The leaf goblinfish (Neovespicula depressifrons) is a species of marine ray-finned fish. A waspfish, it belongs to the subfamily Tetraroginae, which is classified as part of the family Scorpaenidae: the scorpionfishes and their relatives. This is the only species in the monotypic genus Neovespicula. It is found in coastal habitats of the Indo-West Pacific region.

==Taxonomy==
The leaf goblinfish was first formally described in 1848 as Apistes depressifrons by the Scottish naval surgeon, Arctic explorer and naturalist John Richardson with its type locality given as the Sea of Japan. The genus Neovespicula was described in 2001 by the Russian zoologist Sergey Anatolyevich Mandritsa as a monotypic genus for the leaf goblinfish. This taxon is included in the subfamily Tetraroginae within the Scorpaenidae in the 5th edition of Fishes of the World however other authorities place that subfamily within the stonefish family Synanceiidae, while other authorities classify this subfamily as a family in its own right.

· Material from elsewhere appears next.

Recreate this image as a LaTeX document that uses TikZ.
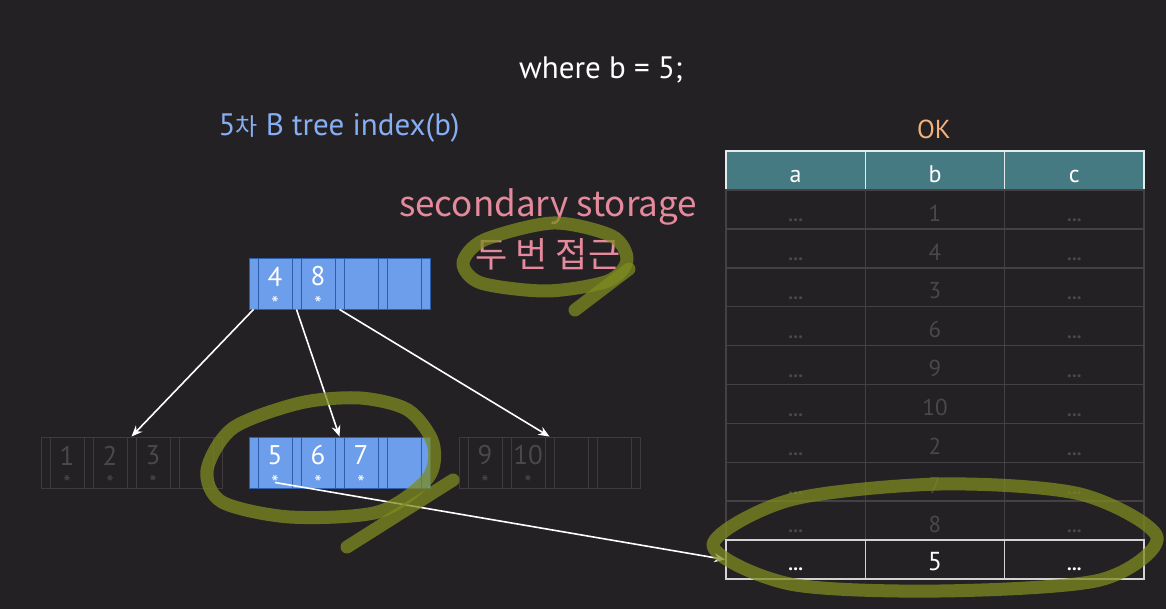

The genus name is a compound of neo, which means "new" and Vespicula, the genus this species had previously been placed in and which derives from Vespa which means "wasp". The specific name combines depressus meaning "pressed down" and frons, which means "brow" or "forehead", an allusion to the low angle of the dorsal profile of the head of this species.

==Morphology==
The leaf goblinfish is a small species, reaching a maximum size of 10 cm. It is similar to the bullrout in shape and colouration - mottled brown with a distinctive light stripe running along the dorsal surface from the nose and along the back of the fish. It has two dorsal fins, the first being notably taller than the second.

==Distribution==
The leaf goblinfish has been reported from Indonesia, Papua New Guinea, and the Philippines.

==Ecology==
The leaf goblinfish, like other waspfishes, is a stealthy predator that feeds on various small fish and invertebrates. Also in common with other waspfish, it is equipped with venomous spines. N. depressifrons is a euryhaline species, so may be found in saltwater, brackish water, and freshwater environments.

==Commercial importance==
The leaf goblinfish is of no commercial importance, but occasionally gets traded as an aquarium fish. They have the alternative names of freshwater waspfish or phantom goby in the aquarium trade.